MADISON, Wisconsin — Ty Johnson wasn’t the intended receiver when quarterback Max Bortenschlager’s second pass of the game wobbled a few feet beyond the line of scrimmage and into the grasp of Wisconsin linebacker T.J. Edwards.

But because Johnson was the only Maryland football player within a five-yard radius of the throw, he tried to tackle the 244-pound defender in the open field.

He ended up on his butt, helpless as Edwards took the interception 54 yards for a touchdown. It was the third time this season the Terps’ opening drive resulted in a score for the other team.

“It’s frustrating,” coach DJ Durkin said. “That’s not the way you want to start the game.”

Maryland teetered on the edge of disaster throughout its 38-13 defeat at No. 5 Wisconsin, committing two turnovers and barely avoiding a third when it recovered its own fumble in the third quarter. The Terps have now lost four of their past five contests.

But much like in Maryland’s 62-14 setback at Ohio State two weeks earlier, there were chances to build confidence in a hostile road environment. Again, Durkin’s offense failed to deliver.

“Our margin for error is much smaller right now,” Durkin said. “Everybody knows that it is. So we’ve got to make the plays when they’re there, and we’re not doing that all the time.”

The Terps (3-4, 1-3 Big Ten) punted after defensive back Josh Woods intercepted a deep ball about six minutes into the game. They only managed a field goal after Wisconsin running back Jonathan Taylor fumbled on his own five-yard line later in the quarter.

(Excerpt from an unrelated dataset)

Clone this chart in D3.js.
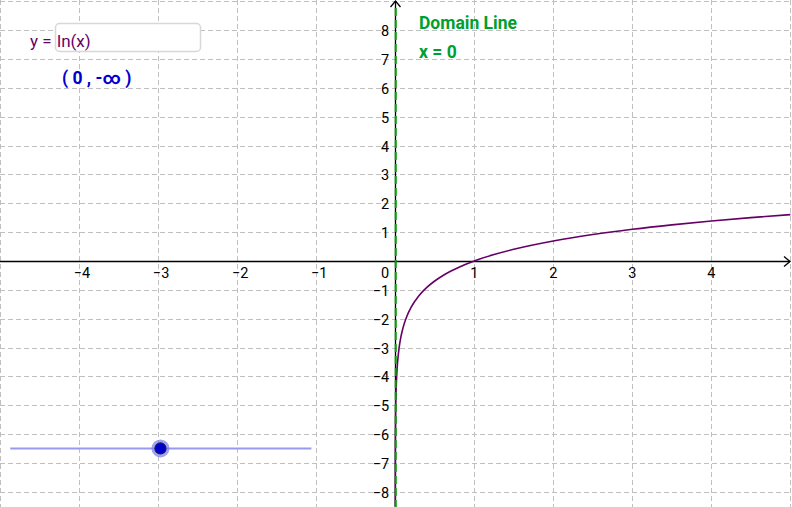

“We took it as a challenge,” Wisconsin linebacker Garrett Dooley said. “They had five yards to go, we did not let them in the end zone and they ended up with three points. I think that was a huge momentum swing.”

Even Maryland’s first drive, which ended in the interception return, began with three Johnson carries for 28 yards, a welcome sight after the junior struggled in his previous two games. The Cumberland native finished with 83 yards against the Badgers (7-0, 4-0).

Taylor, meanwhile, wore down Maryland’s defense as he continued his dominant freshman campaign. After gaining just 18 yards on the ground in the first quarter, he rushed for 108 over the next three periods, gashing a unit defensive coordinator Andy Buh insisted this past week was not allowing “fairly easy” ball movement.

The Terps have let opponents exceed 200 rushing yards in three straight games.

“[Taylor] is a very good running back,” linebacker Jermaine Carter said. “He kind of reminds me of [Penn State running back] Saquon Barkley. I played against [Barkley] when he was a freshman. … [Taylor] has a nice little one cut and go, so he’s a nice player and he’s gonna be good for some time.”

Maryland scored 10 unanswered points in the third quarter to cut the deficit to 15, showing what Johnson called “a new fire” after an intense locker room talk at halftime.

But the Badgers responded with a grueling 11-play, 76-yard drive that ended in a game-sealing touchdown run from fullback Austin Ramesh. Despite signs of life from the offense in the second half, the Terps left Camp Randall disappointed at their third consecutive double-digit defeat.

“No progress,” Carter said. “We lost the game. We don’t believe in moral victories. When we go out there to play, we expect to win. We’re not into pats on the back.”